Creating your will isn't the most pleasant task, but it's undoubtedly important. Despite many people's inclination to put off writing their will, having one will protect your assets and provide peace of mind for your family after you're gone. Regardless of your age or health, you should be well-prepared for the unexpected and have a well-written last will and testament.
When it comes to preparing a will, many people often ask: What makes my will legal? Do I need a lawyer to prepare my will? A will is valid as long as it meets the legal requirements of your state, whether a lawyer drafted it or you did so yourself. Though you're not legally required to hire a lawyer to create your will, it is certainly helpful to do so.

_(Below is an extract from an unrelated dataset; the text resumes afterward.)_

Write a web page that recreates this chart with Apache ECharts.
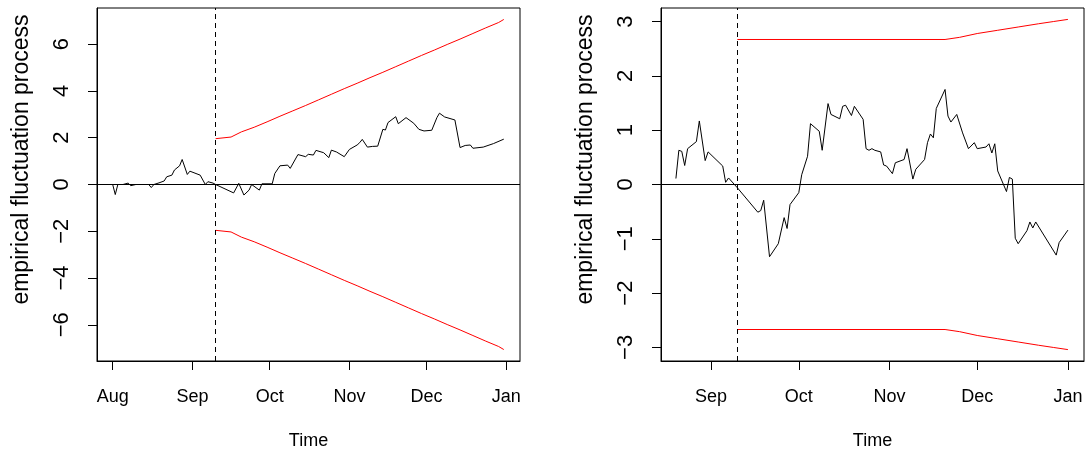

The main reason someone may choose to prepare their will on their own is to save money. An estate planning lawyer typically charges a few hundred dollars to help you prepare your will, but it's money well spent. By doing it yourself, you run the risk of not complying with state laws or providing the best tax benefits for your estate and beneficiaries. Working with an experienced attorney will provide you peace of mind knowing your wishes will be fulfilled and that the document will stand up in a court of law.
Hiring a lawyer is particularly important if you have special circumstances involving unusual, significant or complex assets, own a business, have minor children, have been remarried, or think your will could be contested. While online forms are available to help you draft your will yourself, these forms will not be designed for your unique needs.
In order for your will to be legal, you must date and sign it and it must be signed by two witnesses. Your witnesses cannot be the heirs of your will. Once created, keep your will in a safe place, where your executor can access it when necessary.